- Born: 13 September 1899 Korets, Ukraine
- Died: 1970 (aged 70–71)
- Style: Painter

= Oleksandr Yakymchuk =

Ukrainian painter

Oleksandr Stepanovych Yakymchuk (13 September 1899 – 1970) was a Ukrainian painter and educator.

==Biography==
Oleksandr Stepanovych Yakymchuk was born on 13 September 1899 in Korets. He obtained his artistic education in private studios Kyiv and in Warsaw from 1921 to 1923. In 1928, he continued his education in Italy. During 1925–1931. he was a tutor at Pochayiv Art School and the same time he headed an amateur theatre in Pochaiv affiliated with Prosvita Ukrainian society, where he played violin.
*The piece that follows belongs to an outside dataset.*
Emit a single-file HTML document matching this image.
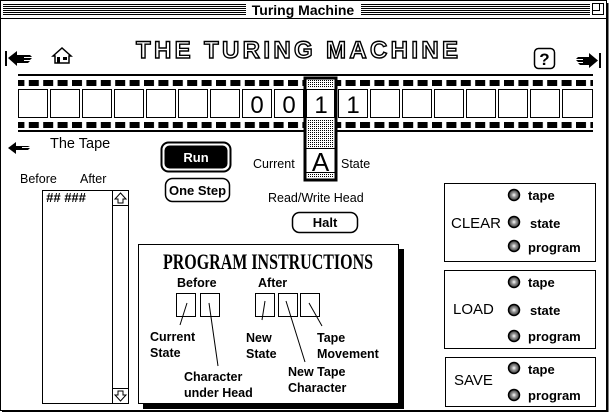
<!DOCTYPE html>
<html><head><meta charset="utf-8"><style>
html,body{margin:0;padding:0;background:#fff;}
svg{display:block;}
text{font-family:"Liberation Sans",sans-serif;fill:#000;}
.b{font-weight:bold;}
</style></head><body>
<svg width="611" height="412" viewBox="0 0 611 412" xmlns="http://www.w3.org/2000/svg">
<defs>
<pattern id="st" width="2" height="2" patternUnits="userSpaceOnUse"><rect width="2" height="2" fill="#fff"/><rect width="1" height="1" fill="#000"/></pattern>
<pattern id="sp" width="14.4" height="6" patternUnits="userSpaceOnUse"><rect width="10" height="6" fill="#000"/></pattern>
<radialGradient id="rg"><stop offset="0" stop-color="#fff"/><stop offset="0.4" stop-color="#999"/><stop offset="0.8" stop-color="#555"/><stop offset="1" stop-color="#000"/></radialGradient>
</defs>
<rect x="0.5" y="0.5" width="606" height="410" fill="#fff" stroke="#000"/>
<line x1="607.5" y1="3" x2="607.5" y2="412" stroke="#000" stroke-width="2"/>
<line x1="2" y1="411.5" x2="608" y2="411.5" stroke="#000"/>
<rect x="1" y="1" width="605" height="17" fill="#fff"/>
<g stroke="#000" stroke-width="1">
<path d="M3 4.5H246M3 6.5H246M3 8.5H246M3 10.5H246M3 12.5H246M3 14.5H246M361 4.5H590M361 6.5H590M361 8.5H590M361 10.5H590M361 12.5H590M361 14.5H590"/>
</g>
<rect x="592.5" y="3.5" width="11" height="11" fill="#fff" stroke="#000"/>
<rect x="592.5" y="3.5" width="7" height="7" fill="none" stroke="#000"/>
<text x="303" y="15" text-anchor="middle" font-size="14" class="b">Turing Machine</text>
<line x1="0" y1="18.5" x2="607" y2="18.5" stroke="#000"/>

<text x="297" y="58" text-anchor="middle" font-size="24" class="b" stroke="#000" stroke-width="1.4" textLength="322" lengthAdjust="spacing" style="fill:#fff">THE TURING MACHINE</text>
<path d="M6 51V66" stroke="#000" stroke-width="2"/>
<path d="M8 58L17 51V55H30L32 57H24V58H32L30 60H24V61H30L28 63H17V66Z" fill="#000"/>
<path d="M53 56L62 48L71 56H69V63H55V56Z" fill="#fff" stroke="#000" stroke-width="1.5"/>
<rect x="57" y="57" width="3" height="6" fill="#000"/><rect x="63" y="57" width="4" height="3" fill="#000"/>
<rect x="534.5" y="48.5" width="20" height="20" rx="4" fill="#fff" stroke="#000" stroke-width="1.5"/>
<text x="544.5" y="65" text-anchor="middle" font-size="17" class="b">?</text>
<path d="M600 53V68" stroke="#000" stroke-width="2"/>
<path d="M598 60.5L589 53V57H578L576 59H583V60H576L578 62H583V63H578L580 65H589V68Z" fill="#000"/>

<rect x="18" y="74" width="575" height="2" fill="#000"/>
<rect x="18" y="80" width="575" height="6" fill="url(#sp)"/>
<rect x="18" y="122" width="575" height="6" fill="url(#sp)"/>
<rect x="18" y="130" width="575" height="2" fill="#000"/>
<g fill="#fff" stroke="#000">
<rect x="18.5" y="89.5" width="29" height="28"/><rect x="50.5" y="89.5" width="29" height="28"/><rect x="82.5" y="89.5" width="29" height="28"/><rect x="114.5" y="89.5" width="29" height="28"/><rect x="146.5" y="89.5" width="29" height="28"/><rect x="178.5" y="89.5" width="29" height="28"/><rect x="210.5" y="89.5" width="29" height="28"/><rect x="242.5" y="89.5" width="29" height="28"/><rect x="274.5" y="89.5" width="29" height="28"/><rect x="338.5" y="89.5" width="29" height="28"/><rect x="370.5" y="89.5" width="29" height="28"/><rect x="402.5" y="89.5" width="29" height="28"/><rect x="434.5" y="89.5" width="29" height="28"/><rect x="466.5" y="89.5" width="29" height="28"/><rect x="498.5" y="89.5" width="29" height="28"/><rect x="530.5" y="89.5" width="29" height="28"/><rect x="562.5" y="89.5" width="30" height="28"/>
</g>
<rect x="305" y="78" width="31" height="102" fill="#fff" stroke="#000" stroke-width="3"/>
<rect x="307" y="80" width="27" height="8" fill="url(#st)"/>
<rect x="306.5" y="89.5" width="28" height="28" fill="#fff" stroke="#000"/>
<rect x="307" y="119" width="27" height="29" fill="url(#st)"/>
<rect x="307" y="173" width="27" height="5" fill="url(#st)"/>
<line x1="306" y1="148.5" x2="335" y2="148.5" stroke="#000"/>
<line x1="306" y1="172.5" x2="335" y2="172.5" stroke="#000"/>
<g font-size="24" text-anchor="middle">
<text x="257" y="113">0</text><text x="289" y="113">0</text><text x="321" y="113">1</text><text x="353" y="113">1</text>
</g>
<text x="320.5" y="171" text-anchor="middle" font-size="26">A</text>
<text x="253" y="168" font-size="12.5">Current</text>
<text x="341" y="168" font-size="12.5">State</text>
<text x="268" y="202" font-size="12.5">Read/Write Head</text>

<path d="M8 148L16 142V146H28L30 147H22V148H30L28 150H16V154Z" fill="#000"/>
<text x="50" y="148" font-size="14.5">The Tape</text>
<text x="20" y="183" font-size="12.5">Before</text>
<text x="80" y="183" font-size="12.5">After</text>
<rect x="42.5" y="190.5" width="86" height="213" fill="#fff" stroke="#000"/>
<line x1="112.5" y1="190" x2="112.5" y2="403" stroke="#000"/>
<line x1="112" y1="205.5" x2="128" y2="205.5" stroke="#000"/>
<line x1="112" y1="388.5" x2="128" y2="388.5" stroke="#000"/>
<path d="M120.5 193L126 199H123V203H118V199H115Z" fill="#fff" stroke="#000"/>
<path d="M120.5 401L126 395H123V391H118V395H115Z" fill="#fff" stroke="#000"/>
<text x="46" y="202" font-size="13" class="b" font-style="italic">## ###</text>

<rect x="161.5" y="142.5" width="69" height="29" rx="7" fill="#fff" stroke="#000" stroke-width="2"/>
<rect x="164.5" y="145.5" width="63" height="23" rx="5" fill="#000"/>
<text x="196" y="162" text-anchor="middle" font-size="13" class="b" style="fill:#fff">Run</text>
<rect x="165.5" y="178.5" width="64" height="23" rx="7" fill="#fff" stroke="#000" stroke-width="1.5"/>
<text x="197.5" y="195" text-anchor="middle" font-size="13" class="b">One Step</text>
<rect x="292.5" y="212.5" width="65" height="20" rx="7" fill="#fff" stroke="#000" stroke-width="1.5"/>
<text x="325" y="227" text-anchor="middle" font-size="13" class="b">Halt</text>

<rect x="143" y="249" width="261" height="160" fill="#000"/>
<rect x="138.5" y="244.5" width="260" height="159" fill="#fff" stroke="#000"/>
<text x="268" y="269" text-anchor="middle" font-size="22" class="b" textLength="210" lengthAdjust="spacingAndGlyphs" style="font-family:'Liberation Serif',serif">PROGRAM INSTRUCTIONS</text>
<text x="177" y="287" font-size="12.5" class="b">Before</text>
<text x="258" y="287" font-size="12.5" class="b">After</text>
<g fill="none" stroke="#000">
<rect x="176.5" y="293.5" width="19" height="23"/><rect x="200.5" y="293.5" width="19" height="23"/>
<rect x="255.5" y="293.5" width="19" height="23"/><rect x="278.5" y="293.5" width="19" height="23"/><rect x="300.5" y="293.5" width="19" height="23"/>
<path d="M187 303L180 325M209 303L218 366M265 301L262 320M286 301L305 362M309 303L322 326"/>
</g>
<g font-size="12.5" class="b">
<text x="150" y="341">Current</text><text x="150" y="357">State</text>
<text x="184" y="381">Character</text><text x="184" y="397">under Head</text>
<text x="246" y="342">New</text><text x="246" y="358">State</text>
<text x="288" y="376">New Tape</text><text x="288" y="392">Character</text>
<text x="317" y="342">Tape</text><text x="317" y="358">Movement</text>
</g>

<g fill="#fff" stroke="#000">
<rect x="444.5" y="183.5" width="151" height="78"/>
<rect x="444.5" y="270.5" width="151" height="78"/>
<rect x="445.5" y="357.5" width="150" height="49"/>
</g>
<g fill="url(#rg)" stroke="#000" stroke-width="1.5">
<circle cx="514" cy="195" r="5.5"/><circle cx="514" cy="222" r="5.5"/><circle cx="514" cy="246" r="5.5"/>
<circle cx="514" cy="282" r="5.5"/><circle cx="514" cy="310" r="5.5"/><circle cx="514" cy="336" r="5.5"/>
<circle cx="514" cy="368" r="5.5"/><circle cx="514" cy="395" r="5.5"/>
</g>
<g font-size="13" class="b">
<text x="528" y="200">tape</text><text x="530" y="228">state</text><text x="528" y="252">program</text>
<text x="528" y="287">tape</text><text x="530" y="315">state</text><text x="528" y="341">program</text>
<text x="528" y="374">tape</text><text x="528" y="400">program</text>
</g>
<g font-size="15">
<text x="451" y="228">CLEAR</text>
<text x="453" y="314">LOAD</text>
<text x="454" y="385">SAVE</text>
</g>
</svg>
</body></html>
Oleksa Shatkivsky is one of his most famous students

==Exhibitions==
Yakymchuk has shown his works in the exhibitions in Warsaw (1932–1939), Lutsk (1926, 1928), Poznań (1929), Kremenets, and Lviv.

==Major works==
- "Potato Harvest" and "Hunter" (1928)
- "Beggars in Pochaiv" (1938)
- portrait of Taras Shevchenko (1939)
- a series of watercolour landscapes of Volhynia (1940–1944)

Yakymchuk received numerous awards. His works are preserved in the Kremenets Local Lore Museum and private collections in Ukraine, Poland, and Italy.